If you're interested in obtaining some colorful eggs, you might find them at your local farmers market or at some big-name retailers — and don't worry, you can prepare them just as you would regular eggs.

Why do eggs turn different colors?

While the pigment known as protoporphyrin is responsible for brown and pinkish hues, another type of pigment, biliverdin, turns eggs blue and green. This substance is found throughout the animal kingdom, including in insects, fish, and even human bruises. Chickens that produce biliverdin, such as the Araucana, often look as unique as the eggs they lay. Though all eggshells begin as white canvases as they form in the hen's uterus, the pigments specific to each breed contribute to the color. Other factors like diet and stress levels may influence the specific depth of shade, but the base color is a breed-specific phenomenon.

Breeds that produce blue, green, brown, or pink eggs don't lay them as quickly or consistently as chickens that lay white and brown eggs, so they're significantly more difficult to come by. You might be able to scout them out at your local farmers market, but blue eggs, in particular, are becoming more popular for mainstream consumption. Whole Foods sells cartons of them at select stores, and there have been several social media posts from flabbergasted folks who have spotted them at Costco.

Do you cook colored eggs any differently?

There's really no right or wrong way to cook eggs of different colors, such as blue and brown. Since these eggs often come from special "heritage breed" chickens that adhere to guidelines from the American Poultry Association, some people choose to savor them. Higher-quality eggs tend to perform better in baking recipes, especially when whipped in a bowl.

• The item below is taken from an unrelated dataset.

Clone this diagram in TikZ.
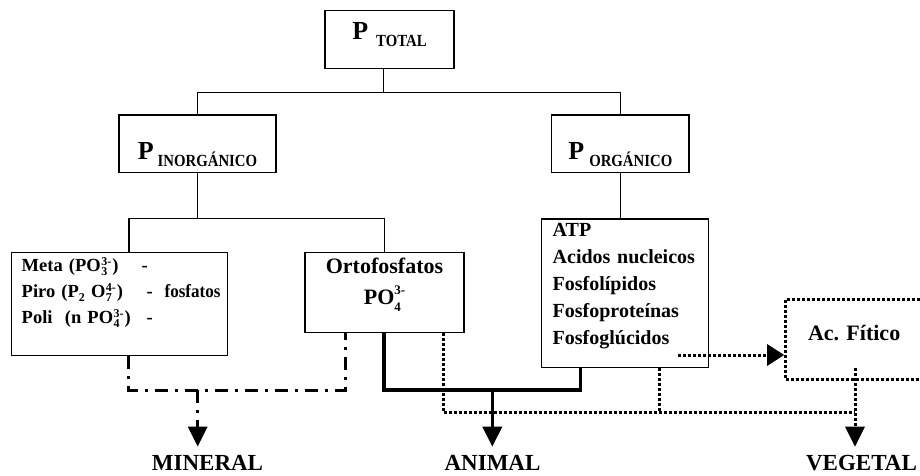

In fact, the hue of an egg's yolk is a more accurate mark of quality and provides a better insight into how the supplying chicken was raised. Darker yolks with a deep orange hue often come from chickens fed on a plant-based diet, typically associated with free-ranging. In contrast, lighter yellow yolks usually indicate that the chickens were fed more wheat. There may be a correlation between non-white eggs and free-range diets, since these chickens are often farmed on a more local scale, but causation is not necessarily implied. The taste differences between colorful eggs and plain ones are also debatable, though many swear that the more colorful an egg is, the better it tastes. However, there's no evidence of a nutritional difference between the two types. You can, however, take pride in the fact that you're likely supporting local farms if you purchase multicolored eggs. Plus, they just look so darn pretty.